- _SET PROBLEM_: Please set down all the lines beneath this one exactly, without the pictures.

- _COLLECTED DATA_:
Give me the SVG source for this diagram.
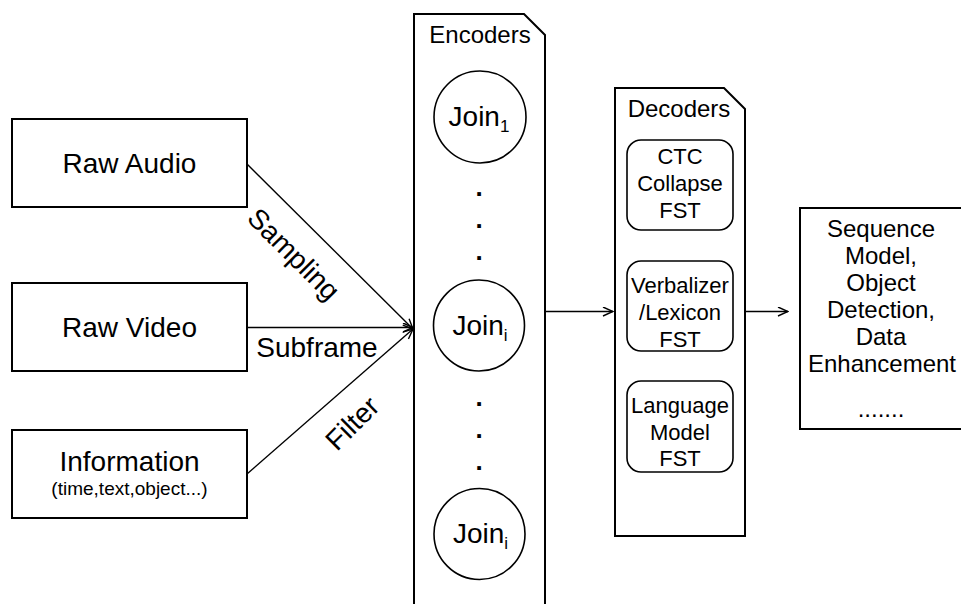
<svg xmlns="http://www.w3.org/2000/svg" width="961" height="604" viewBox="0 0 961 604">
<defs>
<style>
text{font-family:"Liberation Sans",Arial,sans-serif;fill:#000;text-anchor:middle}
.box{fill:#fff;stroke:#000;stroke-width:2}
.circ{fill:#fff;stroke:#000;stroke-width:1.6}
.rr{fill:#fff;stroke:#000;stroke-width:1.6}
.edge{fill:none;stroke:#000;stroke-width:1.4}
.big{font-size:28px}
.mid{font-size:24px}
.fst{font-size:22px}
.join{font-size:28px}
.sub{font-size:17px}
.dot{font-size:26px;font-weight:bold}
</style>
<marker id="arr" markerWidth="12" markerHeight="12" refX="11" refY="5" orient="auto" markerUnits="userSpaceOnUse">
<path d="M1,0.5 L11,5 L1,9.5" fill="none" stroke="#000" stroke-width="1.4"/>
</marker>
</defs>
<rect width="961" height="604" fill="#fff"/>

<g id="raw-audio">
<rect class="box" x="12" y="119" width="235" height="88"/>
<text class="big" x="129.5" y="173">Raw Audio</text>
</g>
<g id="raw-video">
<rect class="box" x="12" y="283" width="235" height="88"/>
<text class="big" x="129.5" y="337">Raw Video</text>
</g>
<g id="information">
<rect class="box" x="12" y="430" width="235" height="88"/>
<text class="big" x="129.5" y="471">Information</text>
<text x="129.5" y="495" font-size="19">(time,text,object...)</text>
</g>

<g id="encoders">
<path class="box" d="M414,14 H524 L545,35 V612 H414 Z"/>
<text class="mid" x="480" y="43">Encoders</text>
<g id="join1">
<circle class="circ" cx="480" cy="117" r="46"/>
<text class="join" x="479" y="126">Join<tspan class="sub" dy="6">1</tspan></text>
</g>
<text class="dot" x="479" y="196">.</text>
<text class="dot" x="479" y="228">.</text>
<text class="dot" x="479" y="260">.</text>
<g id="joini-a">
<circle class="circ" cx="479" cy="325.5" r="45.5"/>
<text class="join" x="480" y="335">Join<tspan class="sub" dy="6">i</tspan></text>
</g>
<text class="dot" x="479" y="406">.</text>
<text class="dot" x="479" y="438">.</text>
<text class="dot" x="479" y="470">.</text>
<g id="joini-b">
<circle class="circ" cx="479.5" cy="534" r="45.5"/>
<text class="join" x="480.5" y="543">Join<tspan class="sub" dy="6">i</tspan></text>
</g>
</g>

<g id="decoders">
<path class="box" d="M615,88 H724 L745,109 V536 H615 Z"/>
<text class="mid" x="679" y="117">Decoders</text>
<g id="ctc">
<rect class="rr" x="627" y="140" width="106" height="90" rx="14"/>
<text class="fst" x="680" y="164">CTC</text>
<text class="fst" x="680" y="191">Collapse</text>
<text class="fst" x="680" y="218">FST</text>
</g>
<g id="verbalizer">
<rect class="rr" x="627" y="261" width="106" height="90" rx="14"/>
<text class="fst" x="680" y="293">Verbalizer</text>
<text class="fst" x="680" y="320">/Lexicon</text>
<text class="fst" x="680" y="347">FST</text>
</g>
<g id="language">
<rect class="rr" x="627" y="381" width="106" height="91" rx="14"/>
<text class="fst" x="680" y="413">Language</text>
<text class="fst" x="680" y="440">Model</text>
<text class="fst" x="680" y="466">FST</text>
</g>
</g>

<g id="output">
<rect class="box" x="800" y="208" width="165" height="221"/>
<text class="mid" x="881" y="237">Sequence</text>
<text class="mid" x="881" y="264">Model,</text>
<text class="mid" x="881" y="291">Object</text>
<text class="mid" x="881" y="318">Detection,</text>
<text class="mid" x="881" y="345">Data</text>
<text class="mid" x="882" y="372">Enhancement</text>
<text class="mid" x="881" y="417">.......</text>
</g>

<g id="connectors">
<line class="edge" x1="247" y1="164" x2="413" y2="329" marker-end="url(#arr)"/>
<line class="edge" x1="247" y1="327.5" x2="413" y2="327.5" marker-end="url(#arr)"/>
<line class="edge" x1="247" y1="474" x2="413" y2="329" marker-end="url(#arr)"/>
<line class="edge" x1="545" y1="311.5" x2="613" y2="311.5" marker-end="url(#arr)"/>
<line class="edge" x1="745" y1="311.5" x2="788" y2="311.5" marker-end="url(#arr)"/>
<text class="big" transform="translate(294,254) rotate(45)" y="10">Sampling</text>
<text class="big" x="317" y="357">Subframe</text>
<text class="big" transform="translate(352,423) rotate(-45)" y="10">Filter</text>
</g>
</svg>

- _TASK ANSWER_:
Give me the SVG source for this diagram.
<svg xmlns="http://www.w3.org/2000/svg" width="961" height="604" viewBox="0 0 961 604">
<defs>
<style>
text{font-family:"Liberation Sans",Arial,sans-serif;fill:#000;text-anchor:middle}
.box{fill:#fff;stroke:#000;stroke-width:2}
.circ{fill:#fff;stroke:#000;stroke-width:1.6}
.rr{fill:#fff;stroke:#000;stroke-width:1.6}
.edge{fill:none;stroke:#000;stroke-width:1.4}
.big{font-size:28px}
.mid{font-size:24px}
.fst{font-size:22px}
.join{font-size:28px}
.sub{font-size:17px}
.dot{font-size:26px;font-weight:bold}
</style>
<marker id="arr" markerWidth="12" markerHeight="12" refX="11" refY="5" orient="auto" markerUnits="userSpaceOnUse">
<path d="M1,0.5 L11,5 L1,9.5" fill="none" stroke="#000" stroke-width="1.4"/>
</marker>
</defs>
<rect width="961" height="604" fill="#fff"/>

<g id="raw-audio">
<rect class="box" x="12" y="119" width="235" height="88"/>
<text class="big" x="129.5" y="173">Raw Audio</text>
</g>
<g id="raw-video">
<rect class="box" x="12" y="283" width="235" height="88"/>
<text class="big" x="129.5" y="337">Raw Video</text>
</g>
<g id="information">
<rect class="box" x="12" y="430" width="235" height="88"/>
<text class="big" x="129.5" y="471">Information</text>
<text x="129.5" y="495" font-size="19">(time,text,object...)</text>
</g>

<g id="encoders">
<path class="box" d="M414,14 H524 L545,35 V612 H414 Z"/>
<text class="mid" x="480" y="43">Encoders</text>
<g id="join1">
<circle class="circ" cx="480" cy="117" r="46"/>
<text class="join" x="479" y="126">Join<tspan class="sub" dy="6">1</tspan></text>
</g>
<text class="dot" x="479" y="196">.</text>
<text class="dot" x="479" y="228">.</text>
<text class="dot" x="479" y="260">.</text>
<g id="joini-a">
<circle class="circ" cx="479" cy="325.5" r="45.5"/>
<text class="join" x="480" y="335">Join<tspan class="sub" dy="6">i</tspan></text>
</g>
<text class="dot" x="479" y="406">.</text>
<text class="dot" x="479" y="438">.</text>
<text class="dot" x="479" y="470">.</text>
<g id="joini-b">
<circle class="circ" cx="479.5" cy="534" r="45.5"/>
<text class="join" x="480.5" y="543">Join<tspan class="sub" dy="6">i</tspan></text>
</g>
</g>

<g id="decoders">
<path class="box" d="M615,88 H724 L745,109 V536 H615 Z"/>
<text class="mid" x="679" y="117">Decoders</text>
<g id="ctc">
<rect class="rr" x="627" y="140" width="106" height="90" rx="14"/>
<text class="fst" x="680" y="164">CTC</text>
<text class="fst" x="680" y="191">Collapse</text>
<text class="fst" x="680" y="218">FST</text>
</g>
<g id="verbalizer">
<rect class="rr" x="627" y="261" width="106" height="90" rx="14"/>
<text class="fst" x="680" y="293">Verbalizer</text>
<text class="fst" x="680" y="320">/Lexicon</text>
<text class="fst" x="680" y="347">FST</text>
</g>
<g id="language">
<rect class="rr" x="627" y="381" width="106" height="91" rx="14"/>
<text class="fst" x="680" y="413">Language</text>
<text class="fst" x="680" y="440">Model</text>
<text class="fst" x="680" y="466">FST</text>
</g>
</g>

<g id="output">
<rect class="box" x="800" y="208" width="165" height="221"/>
<text class="mid" x="881" y="237">Sequence</text>
<text class="mid" x="881" y="264">Model,</text>
<text class="mid" x="881" y="291">Object</text>
<text class="mid" x="881" y="318">Detection,</text>
<text class="mid" x="881" y="345">Data</text>
<text class="mid" x="882" y="372">Enhancement</text>
<text class="mid" x="881" y="417">.......</text>
</g>

<g id="connectors">
<line class="edge" x1="247" y1="164" x2="413" y2="329" marker-end="url(#arr)"/>
<line class="edge" x1="247" y1="327.5" x2="413" y2="327.5" marker-end="url(#arr)"/>
<line class="edge" x1="247" y1="474" x2="413" y2="329" marker-end="url(#arr)"/>
<line class="edge" x1="545" y1="311.5" x2="613" y2="311.5" marker-end="url(#arr)"/>
<line class="edge" x1="745" y1="311.5" x2="788" y2="311.5" marker-end="url(#arr)"/>
<text class="big" transform="translate(294,254) rotate(45)" y="10">Sampling</text>
<text class="big" x="317" y="357">Subframe</text>
<text class="big" transform="translate(352,423) rotate(-45)" y="10">Filter</text>
</g>
</svg>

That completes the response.